Rinie menuturkan, penanganan yang profesional dan tegas terkait kasus itu harus dilakukan, karena jelas indikasinya ada unsur kelalaian. Kantor Kesyahbandaran dan Otoritas Pelabuhan (KSOP) Sampit diminta berperan maksimal dalam kejadian itu.
”Hal itu karena KSOP mempunyai tugas melaksanakan pengawasan dan penegakan hukum di bidang keselamatan dan keamanan pelayaran. Kami mendorong penegakan hukum serta penindakan dilakukan agar kejadian ini tidak terulang dan tidak dianggap main-main dengan sungai kita ini,” tegas Rinie.
Insiden dugaan kebocoran minyak CPO milik PT Agro Indomas dari sebuah tongkang di kawasan Pelabuhan Bagendang itu pertama kali diungkap Wakil Ketua DPRD Kotim Rudianur saat berkunjung ke Pelabuhan Bagendang yang dikelola PT Pelindo III Sampit. Dia melihat sendiri CPO mencemari perairan setempat pada Jumat (6/8) lalu.
Kejadian itu lalu ditindaklanjuti Komisi IV DPRD Kotim dengan mengunjungi lokasi didampingi pejabat dari KSOP Sampit dan Dinas Perhubungan Kotim pada Sabtu (7/8). Saat kunjungan itulah diketahui CPO yang mencemari Sungai Mentaya berasal dari sebuah tongkang yang retak pada bagian lambung. CPO kemudian merembes dan bocor ke sungai.
Ketua Komisi IV DPRD Kotim Muhammad Kurniawan Anwar mengatakan, KSOP Sampit sebagai pembina terminal khusus dan terminal untuk kepentingan sendiri (TUKS) harus bertindak tegas. Dia menyesalkan insiden itu terjadi, karena seharusnya ada dokumen yang harus disetujui semua pihak terkait sebelum melakukan proses pengisian CPO dari fasilitas penimbunan ke kapal.
”Yang jadi pertanyaan, apakah benar-benar dicek, sehingga proses pengisian CPO dapat dilaksanakan? Kami mengharapkan KSOP bisa menjalankan prosedur dengan baik dan sesuai ketentuan yang berlaku," tegas Kurniawan.

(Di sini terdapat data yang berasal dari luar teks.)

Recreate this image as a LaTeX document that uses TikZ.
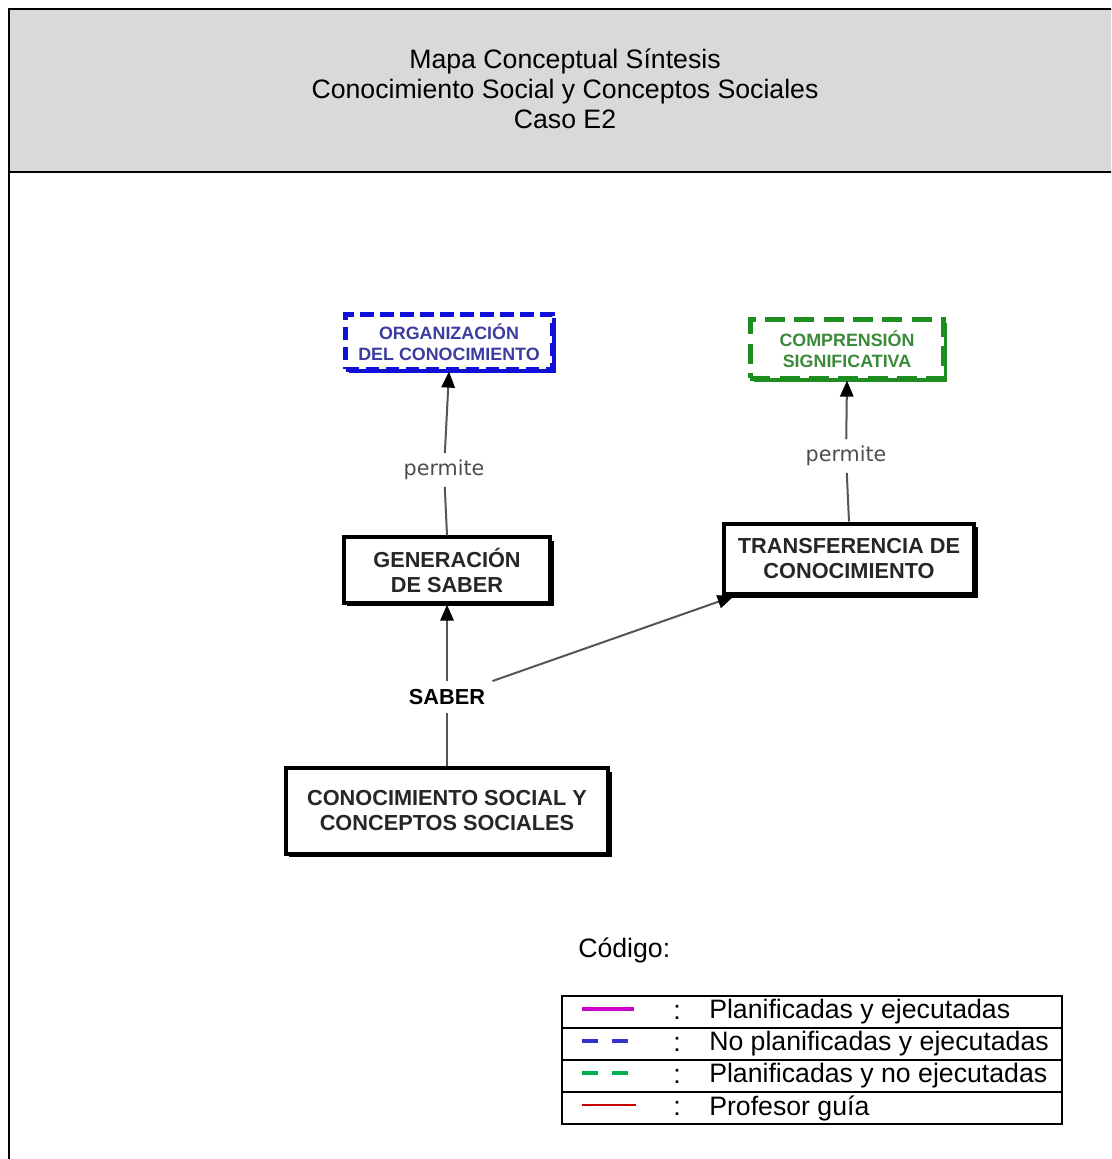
\documentclass[tikz,border=0pt]{standalone}
\usepackage{fontspec}
\setmainfont{Liberation Sans}
\newfontfamily\dvfont{DejaVu Sans}
\usetikzlibrary{arrows.meta,shadows,calc}
\definecolor{headgray}{HTML}{D9D9D9}
\definecolor{linkgray}{HTML}{555555}
\definecolor{orgblue}{HTML}{1010D8}
\definecolor{orgtext}{HTML}{3C3CA0}
\definecolor{compgreen}{HTML}{1E8C1E}
\definecolor{comptext}{HTML}{3A8A3A}
\definecolor{legmag}{HTML}{CC00CC}
\definecolor{legblue}{HTML}{3333CC}
\definecolor{leggreen}{HTML}{00B050}
\definecolor{legred}{HTML}{CC0000}
\tikzset{
  concept/.style={draw=black, fill=white, line width=3pt, align=center,
    font=\bfseries\fontsize{16.3}{18.75}\selectfont, text=black!85,
    drop shadow={shadow xshift=2.4pt, shadow yshift=-2.4pt, fill=black, opacity=1}},
  dashconcept/.style={fill=white, line width=3.4pt, align=center,
    font=\bfseries\fontsize{13.4}{15.75}\selectfont},
  linklabel/.style={font=\dvfont\fontsize{15.5}{18}\selectfont, text=black!70, inner sep=5pt},
  link/.style={draw=linkgray, line width=1.5pt},
  arrowlink/.style={link, -{Triangle[length=12pt,width=10pt,color=black]}},
  legtext/.style={anchor=west, font=\fontsize{20}{22.5}\selectfont, inner sep=0pt}
}
\begin{document}
\begin{tikzpicture}[x=0.75pt,y=-0.75pt]
\useasboundingbox (0,0) rectangle (1111,1159);
\clip (0,0) rectangle (1111,1159);

% page frame with grey title band
\fill[headgray] (9,9) rectangle (1130,172);
\draw[line width=1.5pt] (1130,9) -- (9,9) -- (9,1180);
\draw[line width=1.5pt] (9,172) -- (1130,172);
\node (title) at (565,89) [align=center, font=\fontsize{20}{22.5}\selectfont]
  {Mapa Conceptual Síntesis\\Conocimiento Social y Conceptos Sociales\\Caso E2};

% concepts
\node (org) at (449,342) [dashconcept, draw=orgblue, text=orgtext,
  dash pattern=on 10pt off 5pt,
  minimum width=155pt, minimum height=41pt,
  drop shadow={shadow xshift=2.6pt, shadow yshift=-2.6pt, fill=orgblue, opacity=1}]
  {ORGANIZACIÓN\\DEL CONOCIMIENTO};
\node (comp) at (847,349) [dashconcept, draw=compgreen, text=comptext,
  dash pattern=on 15pt off 7pt,
  minimum width=145pt, minimum height=44pt,
  drop shadow={shadow xshift=2.6pt, shadow yshift=-2.6pt, fill=compgreen, opacity=1}]
  {COMPRENSIÓN\\SIGNIFICATIVA};
\node (gen) at (447,570) [concept, minimum width=155pt, minimum height=49pt]
  {GENERACIÓN\\DE SABER};
\node (trans) at (849,559) [concept, minimum width=188pt, minimum height=53pt]
  {TRANSFERENCIA DE\\CONOCIMIENTO};
\node (cono) at (447,811) [concept, minimum width=242pt, minimum height=64pt]
  {CONOCIMIENTO SOCIAL Y\\CONCEPTOS SOCIALES};

% linking phrases
\node (perm1) at (444,470) [linklabel] {permite};
\node (perm2) at (846,456) [linklabel] {permite};
\node (saber) at (447,697) [font=\bfseries\fontsize{16.3}{18.75}\selectfont, inner sep=6pt] {SABER};
\coordinate (transin) at ($(trans.south west)+(12,0)$);

% connectors
\draw[link] (gen.north) -- (perm1);
\draw[arrowlink] (perm1) -- (org.south);
\draw[link] (trans.north) -- (perm2);
\draw[arrowlink] (perm2) -- (comp.south);
\draw[link] (cono.north) -- (saber);
\draw[arrowlink] (saber) -- (gen.south);
\draw[arrowlink] (saber) -- (transin);

% legend
\node (code) at (578,950) [legtext] {Código:};
\draw[line width=1.5pt] (562,996) rectangle (1062,1124);
\foreach \yy in {1028,1060,1092} \draw[line width=1.5pt] (562,\yy) -- (1062,\yy);
\draw[legmag, line width=2.4pt] (582,1009) -- (634,1009);
\draw[legblue, line width=2.4pt] (582,1041) -- (598,1041) (612,1041) -- (628,1041);
\draw[leggreen, line width=2.4pt] (582,1073) -- (598,1073) (612,1073) -- (628,1073);
\draw[legred, line width=1.2pt] (582,1105) -- (636,1105);
\foreach \yy/\tx [count=\i] in {1012/Planificadas y ejecutadas, 1044/No planificadas y ejecutadas,
    1076/Planificadas y no ejecutadas, 1108/Profesor guía} {
  \node (colon\i) at (673,\yy) [legtext] {:};
  \node (leg\i) at (709,\yy) [legtext] {\tx};
}
\end{tikzpicture}
\end{document}
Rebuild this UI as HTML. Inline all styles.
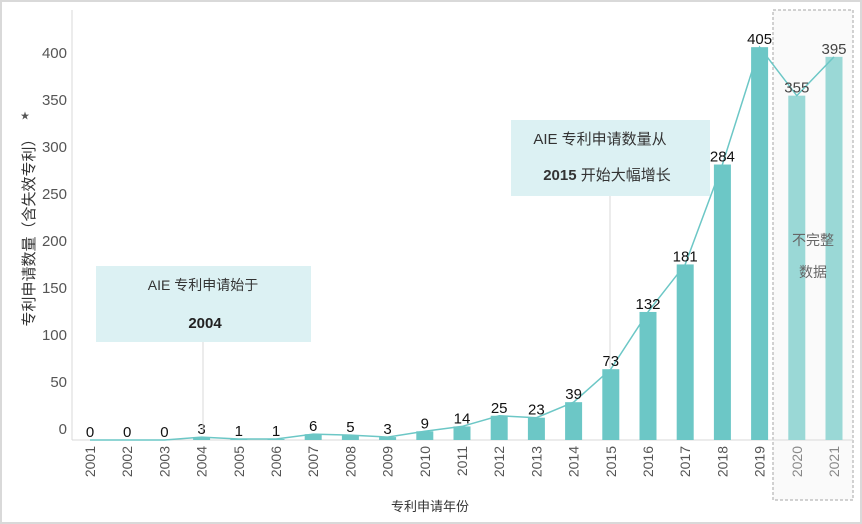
<!DOCTYPE html>
<html><head><meta charset="utf-8"><style>
body{margin:0;background:#fff}
svg{display:block;font-family:"Liberation Sans","Noto Sans CJK SC",sans-serif}
</style></head><body>
<svg width="862" height="524" viewBox="0 0 862 524">
<rect x="1" y="1" width="860" height="522" fill="#fff" stroke="#d9d9d9" stroke-width="2"/>
<rect x="773" y="10" width="80" height="490" fill="#fafafa" stroke="#a6a6a6" stroke-dasharray="3,2"/>
<line x1="72" y1="10" x2="72" y2="440" stroke="#d9d9d9"/>
<line x1="72" y1="440" x2="853" y2="440" stroke="#d9d9d9"/>
<g id="yt"></g><g id="bars"></g><path id="ln" fill="none" stroke="#6cc7c6" stroke-width="1.5"/><g id="vals"></g><g id="xt"></g>
<line x1="203" y1="342" x2="203" y2="432" stroke="#d9d9d9"/>
<rect x="96" y="266" width="215" height="76" fill="#dcf1f3"/>
<text x="203" y="290" text-anchor="middle" font-size="14" fill="#333">AIE 专利申请始于</text>
<text x="205" y="328" text-anchor="middle" font-size="15" font-weight="bold" fill="#222">2004</text>
<line x1="610" y1="196" x2="610" y2="368" stroke="#d9d9d9"/>
<rect x="511" y="120" width="199" height="76" fill="#dcf1f3"/>
<text x="600" y="144" text-anchor="middle" font-size="15" fill="#333">AIE 专利申请数量从</text>
<text x="607" y="180" text-anchor="middle" font-size="15" fill="#333"><tspan font-weight="bold">2015</tspan> 开始大幅增长</text>
<text x="813" y="245" text-anchor="middle" font-size="14" fill="#666">不完整</text>
<text x="813" y="277" text-anchor="middle" font-size="14" fill="#666">数据</text>
<text x="430" y="511" text-anchor="middle" font-size="13" fill="#333">专利申请年份</text>
<text transform="translate(34,229) rotate(-90)" text-anchor="middle" font-size="15" fill="#333">专利申请数量（含失效专利）</text>
<text x="25" y="119" text-anchor="middle" font-size="9" fill="#555">★</text>
</svg>
<script>
const years=["2001","2002","2003","2004","2005","2006","2007","2008","2009","2010","2011","2012","2013","2014","2015","2016","2017","2018","2019","2020","2021"];
const counts=[0,0,0,3,1,1,6,5,3,9,14,25,23,39,73,132,181,284,405,355,395];
const incomplete=[false,false,false,false,false,false,false,false,false,false,false,false,false,false,false,false,false,false,false,true,true];
const yTicks=[0,50,100,150,200,250,300,350,400];
const NS="http://www.w3.org/2000/svg";
function y(v){return 440-v*0.97;}
function yl(v){return 434-v*0.94;}
function x(i){return 90+i*37.2;}
function mk(t,a,p){const e=document.createElementNS(NS,t);for(const k in a)e.setAttribute(k,a[k]);document.getElementById(p).appendChild(e);return e;}
yTicks.forEach(v=>{const t=mk('text',{x:67,y:yl(v),'text-anchor':'end','font-size':15,fill:'#555'},'yt');t.textContent=v;

});
let d='';
counts.forEach((v,i)=>{
 const r=mk('rect',{x:x(i)-8.5,y:y(v),width:17,height:440-y(v),fill:incomplete[i]?'#9ad8d6':'#6cc7c6'},'bars');
 
 
 d+=(i?'L':'M')+x(i)+','+y(v);
 const t=mk('text',{x:x(i),y:y(v)-3,'text-anchor':'middle','font-size':15,fill:incomplete[i]?'#444':'#111'},'vals');t.textContent=v;
 
 
 const xt=mk('text',{transform:'translate('+(x(i)+5)+',446) rotate(-90)','text-anchor':'end','font-size':14,fill:incomplete[i]?'#888':'#555'},'xt');xt.textContent=years[i];
 
 
});
document.getElementById('ln').setAttribute('d',d);
</script>
</body></html>
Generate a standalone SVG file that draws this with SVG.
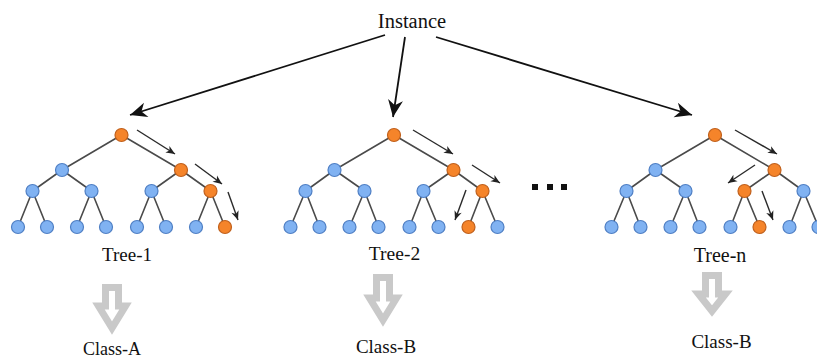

Menurutnya, KSOP Sampit bisa saja tidak menerbitkan izin gerak atau kegiatan bongkar muat di area lokasi kejadian. Bahkan, sudah semestinya tim dari Direktorat Jenderal Perhubungan Laut menurunkan tim khusus untuk meninjau langsung masalah tersebut.
”Sesuai PP 21 Tahun 2010 Pasal 17, sudah menjelaskan tentang pencegahan pencemaran dari kegiatan di pelabuhan. Oleh sebab itu, kami selalu mengingatkan, bahwa standar operasional dan prosedur yang sifatnya preventif harus dilaksanakan dan jangan disepelekan,” katanya.
Sebelumnya, Bupati Kotim Halikinnor memerintahkan jajarannya segera bertindak dan mengecek kebocoran CPO di Sungai Mentaya. Dia berharap kasus itu diproses lebih lanjut. Masalah itu dinilai bukan perkara biasa, namun berpeluang dibawa ke ranah tindak pidana lingkungan. (ang/ign)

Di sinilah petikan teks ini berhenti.